The Neuroscience of Positive Discipline

by Stephanie Tam Rosas ~

Daniel J. Siegel and Tina Payne Bryson didn’t set out to explain why Positive Discipline (PD)
is so effective, but that is ultimately the result of their book “The Whole-Brian Child”. Many of
PD’s core concepts and approaches have worked with families already, but the science behind
them gets further explained in how they ultimately promote brain integration. The results of a
well integrated brain = flexibility, improved decision making skills, more control over one’s 
and emotions, a fuller understanding of the self and success in school and relationships.

Not a bad list! Let’s explore 4 PD concepts that lead to this miraculous brain.


What it looks like: When your child seems upset, frustrated, regretful, disappointed, you name it, help them to identify what emotions they’re experiencing in that moment.

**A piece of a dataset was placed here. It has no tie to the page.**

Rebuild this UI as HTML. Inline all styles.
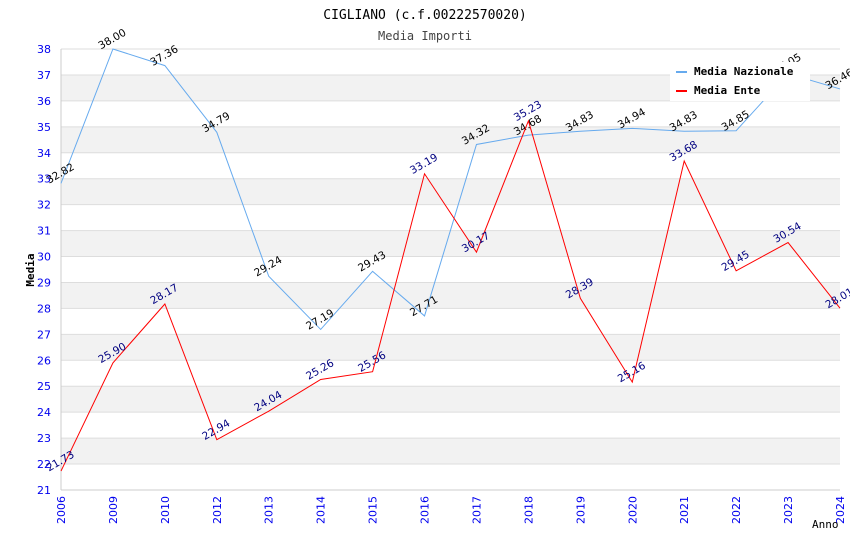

Why it works: Emotions are processed in the right brain and limbic system, but putting words to these feelings engages the left brain since language is a left brain function. As a nice result, your children also develop a stronger sense of awareness!

What it looks like: In PD this usually involves asking questions that help your kids think things through and identify outcomes or consequences. The purpose of curiosity questions is to get children to think for themselves about solutions or their next steps instead of always telling them what to do. If your child needs to do their homework you might ask “what is your plan for doing your hw?” or “what do you need to be able to study better?”

Why it works: The right brain processes feelings and autobiographical memories while the left side makes sense of them. Again integration happens when both hemispheres work together. When you ask curiosity questions, you access the left brain to think linearly and the prefrontal cortex which processes future consequences. Asking these questions regularly can actually help strengthen the prefrontal cortex on a regular basis.

What it looks like: Connect with their child before you start trying to teach them right from wrong or discuss their latest misbehavior. Using nonverbal communication, find a way to help them feel seen and understood as the children you still love, and not the monsters who just gave you massive anxiety. This can come in the form of a hug, positive eye contact (no death glares) or just a calm presence. Be warned, this goes well beyond just using your words. If you non-verbally communicate a sense of frustration, anger or disappointment, your kids will pick up on it and unavoidably stay emotionally triggered and activated in their right brain.

Why it works: When children are upset (or any human for that matter) they are functioning from the right brain and limbic system. Absorbing logic or a lesson happens on the other side in the left brain and higher brain (more specifically, the prefrontal cortex). If you want any message to sink in, your child needs to be able to activate their left side. But here’s the catch. Before the left side can be activated, the right side needs to calm down first. That’s where connecting comes in, especially non-verbally (a right brain function). After you’ve connected, the left hemisphere can start firing and your child will actually be able to absorb to what you’re saying.

What it looks like: So you’ve tried to connect before correct and it’s just not working. It might be time for one or both of you to take a positive time out! This is just a chance to cool off and calm down on your own. Some ideas might be listening to music, taking a walk, writing, drawing, exercising, meditating or talking to a friend. When you’re child is not upset, help them make a list of what they might find calming. You can also make a list for yourself so you can model this cooling down behavior. Important to note: you cannot send your child on a positive time out as you would with a traditional time out. That would keep them triggered and completely defeat the purpose. You can however, recommend or encourage it.

Why it works: Unlike traditional time outs that are punishing, positive time outs are meant to provide children the opportunity to regulate their limbic system. As we discussed with connection before correction, when people get upset or triggered, their limbic system becomes highly activated among a myriad of other stress responses: cortisol and adrenalin hormones get released, your sympathetic nervous system gets activated and it becomes incredibly hard to focus on any logical meaning making. Breathing and other calming activities can help to decrease these physical and neurobiological reactions and return you to a more neutral, and therefore receptive, state. You are then able to think logically with your pre-frontal cortex which processes all those important lessons you hope your kids will understand.

Based on:
Siegel, D. J., & Bryson, T. P. (2011). The Whole-Brain Child: 12 Revolutionary Strategies to Nurture Your Child’s Developing Mind. Delacorte Press.
Nelson, J. (2006). Positive Discipline. Ballantine Books.